Well if you read on to this point. Well done and thank you. To the people who have donated to the charities I am supporting. I’m sorry if you feel you donated to early. But at worst I rowed over 100,000 meters alongside some wonderful people at CrossFit Jorvik. If that wasn’t worth a donation then I am sorry. I will be attempting again. And again if needed. I loved my short time in rowing this bit. And the experience has not quashed any resolve of my need to get this out of my system. In fact it’s made me look at what I can do better next time. 


Should I get a different boat?


Heck NO.


The comments from the RNLI guys were how well she carried under tow out the back of there boat as we powered along at 5-6 knots. If anything I just want to bring some of her system a little more up to date.


And to the Wick RNLI crew.
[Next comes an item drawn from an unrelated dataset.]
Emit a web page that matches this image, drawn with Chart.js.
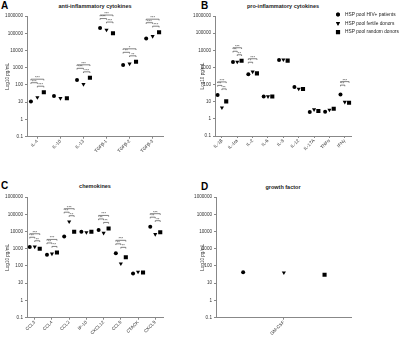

All the respect that I had for the RNLI prior to your assistance has multiplied ten fold. Your kindness and help on the evening following the tow back to Wick was above your duty. And it was greatly appreciated. And you help, advice and hospitality in the following day showed what a great community spirit the town of Wick has. ❤️❤️. 

But a MASSIVE THANK YOU to everyone who wished me well prior to setting off. I didn’t have any social media or my phone with me once I had departed. So sorry for not replying to you. To those who believed I would succeed. Thank you. For those who didn’t think I would. Thank you. You were right this time. But you spur me on to try again.